**WHAT YOU ARE ASKED TO DO**
Retype the lines beneath this one, from the first through the line containing "import seaborn as sns". Pictures are left out.

**DATASET EXCERPT**
◆ ◆ ◆ ◆ ◆ ◆ ◆
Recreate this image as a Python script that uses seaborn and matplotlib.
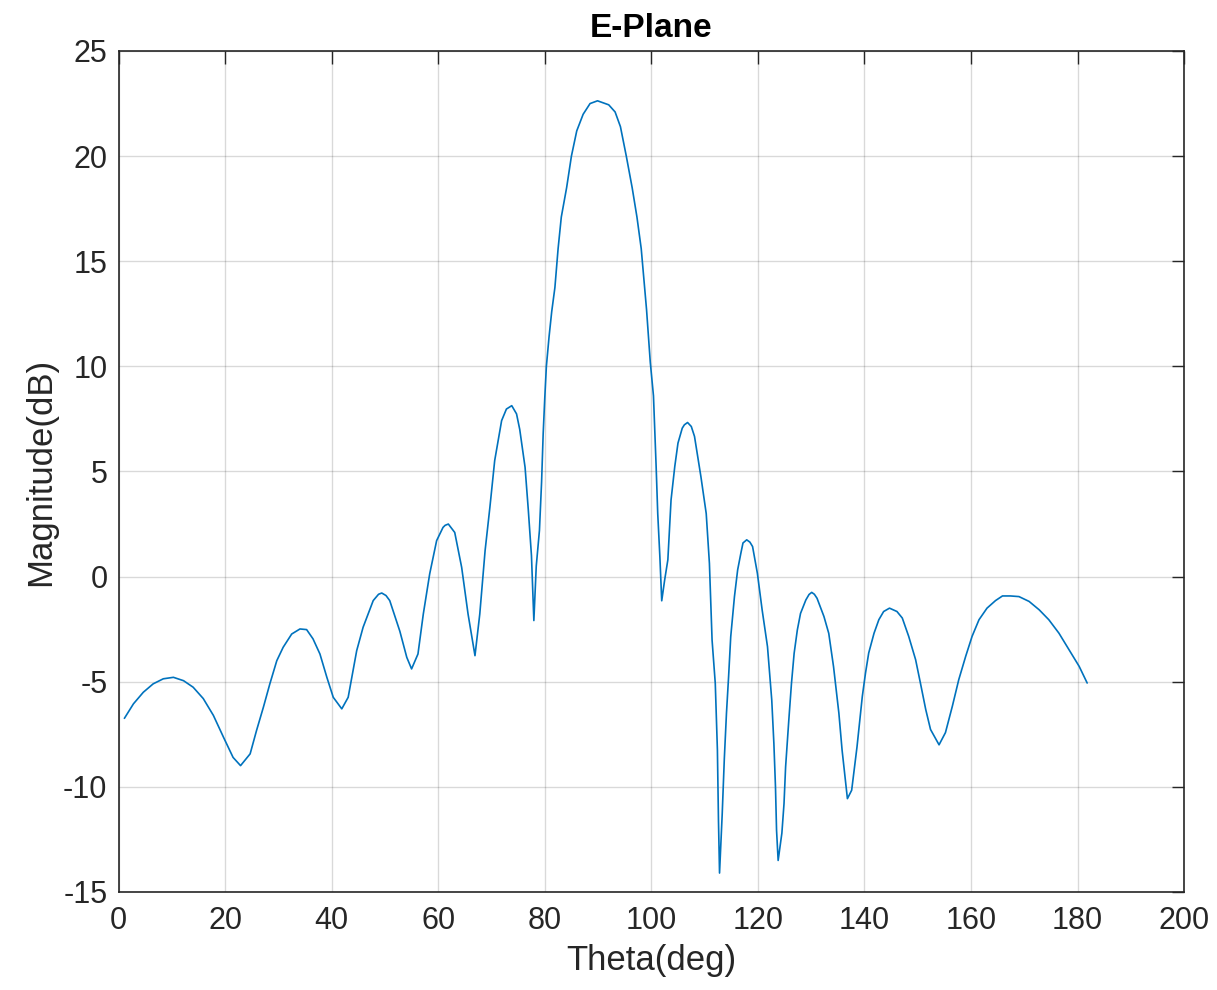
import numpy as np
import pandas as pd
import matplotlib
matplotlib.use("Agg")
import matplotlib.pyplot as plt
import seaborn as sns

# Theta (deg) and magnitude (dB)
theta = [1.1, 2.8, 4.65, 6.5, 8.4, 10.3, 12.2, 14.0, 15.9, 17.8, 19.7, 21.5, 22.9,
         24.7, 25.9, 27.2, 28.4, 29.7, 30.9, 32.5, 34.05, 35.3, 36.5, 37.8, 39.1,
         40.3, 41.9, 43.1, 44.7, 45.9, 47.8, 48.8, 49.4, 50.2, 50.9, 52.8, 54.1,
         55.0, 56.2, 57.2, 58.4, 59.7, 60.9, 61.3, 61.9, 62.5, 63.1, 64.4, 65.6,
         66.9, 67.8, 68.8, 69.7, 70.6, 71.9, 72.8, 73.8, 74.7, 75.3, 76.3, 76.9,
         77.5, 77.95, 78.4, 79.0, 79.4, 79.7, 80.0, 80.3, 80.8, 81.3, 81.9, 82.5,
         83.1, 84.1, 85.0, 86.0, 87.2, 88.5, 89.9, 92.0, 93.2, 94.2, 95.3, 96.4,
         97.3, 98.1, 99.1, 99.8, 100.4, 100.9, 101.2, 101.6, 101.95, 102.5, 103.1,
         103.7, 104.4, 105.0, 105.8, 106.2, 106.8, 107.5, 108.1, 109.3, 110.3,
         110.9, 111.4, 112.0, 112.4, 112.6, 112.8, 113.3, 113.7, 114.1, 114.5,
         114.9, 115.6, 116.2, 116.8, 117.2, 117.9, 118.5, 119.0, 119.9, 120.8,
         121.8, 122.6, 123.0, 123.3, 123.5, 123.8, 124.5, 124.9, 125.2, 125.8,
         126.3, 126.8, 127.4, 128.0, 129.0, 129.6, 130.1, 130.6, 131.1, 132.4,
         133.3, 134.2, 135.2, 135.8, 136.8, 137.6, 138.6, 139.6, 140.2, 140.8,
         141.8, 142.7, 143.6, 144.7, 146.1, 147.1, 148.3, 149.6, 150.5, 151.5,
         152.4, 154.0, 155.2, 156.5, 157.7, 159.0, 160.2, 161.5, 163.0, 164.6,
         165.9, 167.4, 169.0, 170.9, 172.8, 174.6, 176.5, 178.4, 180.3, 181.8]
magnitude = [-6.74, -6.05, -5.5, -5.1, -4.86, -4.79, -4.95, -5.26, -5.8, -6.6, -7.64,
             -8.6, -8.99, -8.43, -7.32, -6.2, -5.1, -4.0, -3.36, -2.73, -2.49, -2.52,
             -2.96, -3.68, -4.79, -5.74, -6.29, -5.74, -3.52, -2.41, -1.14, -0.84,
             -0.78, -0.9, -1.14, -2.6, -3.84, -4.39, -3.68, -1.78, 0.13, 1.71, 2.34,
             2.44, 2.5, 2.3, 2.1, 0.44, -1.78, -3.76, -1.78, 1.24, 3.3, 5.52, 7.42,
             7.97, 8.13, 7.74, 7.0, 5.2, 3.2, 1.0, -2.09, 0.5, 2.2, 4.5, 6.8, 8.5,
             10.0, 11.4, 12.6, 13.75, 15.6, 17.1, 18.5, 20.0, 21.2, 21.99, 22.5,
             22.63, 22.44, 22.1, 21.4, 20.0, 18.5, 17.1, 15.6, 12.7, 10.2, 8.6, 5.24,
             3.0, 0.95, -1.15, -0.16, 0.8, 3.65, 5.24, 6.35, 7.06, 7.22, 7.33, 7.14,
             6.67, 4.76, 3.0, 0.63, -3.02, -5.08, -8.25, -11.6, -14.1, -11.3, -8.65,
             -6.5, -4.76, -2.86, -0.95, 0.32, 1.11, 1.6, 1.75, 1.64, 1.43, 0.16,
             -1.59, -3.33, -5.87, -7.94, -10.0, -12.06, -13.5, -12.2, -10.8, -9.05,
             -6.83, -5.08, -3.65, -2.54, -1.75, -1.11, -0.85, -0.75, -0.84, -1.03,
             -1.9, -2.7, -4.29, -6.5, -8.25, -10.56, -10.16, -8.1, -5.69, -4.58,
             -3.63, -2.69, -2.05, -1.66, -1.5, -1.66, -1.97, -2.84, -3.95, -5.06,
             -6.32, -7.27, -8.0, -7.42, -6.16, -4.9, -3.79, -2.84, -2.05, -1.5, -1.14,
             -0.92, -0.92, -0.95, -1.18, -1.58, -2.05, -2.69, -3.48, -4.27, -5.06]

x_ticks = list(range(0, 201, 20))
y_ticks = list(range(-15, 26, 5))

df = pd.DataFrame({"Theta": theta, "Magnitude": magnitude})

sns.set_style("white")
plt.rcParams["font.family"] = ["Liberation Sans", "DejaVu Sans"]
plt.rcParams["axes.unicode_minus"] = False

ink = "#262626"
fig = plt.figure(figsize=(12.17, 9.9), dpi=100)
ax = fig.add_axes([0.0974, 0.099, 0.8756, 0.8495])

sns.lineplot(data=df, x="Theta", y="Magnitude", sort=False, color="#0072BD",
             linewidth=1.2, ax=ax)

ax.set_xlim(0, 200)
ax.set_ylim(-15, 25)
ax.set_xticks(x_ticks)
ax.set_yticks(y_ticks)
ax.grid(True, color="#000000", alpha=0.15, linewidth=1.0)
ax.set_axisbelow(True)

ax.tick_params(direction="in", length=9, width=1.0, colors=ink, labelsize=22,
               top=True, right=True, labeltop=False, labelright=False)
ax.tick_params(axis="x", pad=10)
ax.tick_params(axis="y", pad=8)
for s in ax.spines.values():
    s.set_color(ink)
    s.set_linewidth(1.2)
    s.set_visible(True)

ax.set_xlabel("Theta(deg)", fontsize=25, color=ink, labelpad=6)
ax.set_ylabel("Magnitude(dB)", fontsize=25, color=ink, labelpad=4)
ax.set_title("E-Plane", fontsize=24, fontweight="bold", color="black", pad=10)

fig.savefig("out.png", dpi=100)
◆ ◆ ◆ ◆ ◆ ◆ ◆
**EXERCISE SOLUTION**
Recreate this image as a Python script that uses seaborn and matplotlib.
import numpy as np
import pandas as pd
import matplotlib
matplotlib.use("Agg")
import matplotlib.pyplot as plt
import seaborn as sns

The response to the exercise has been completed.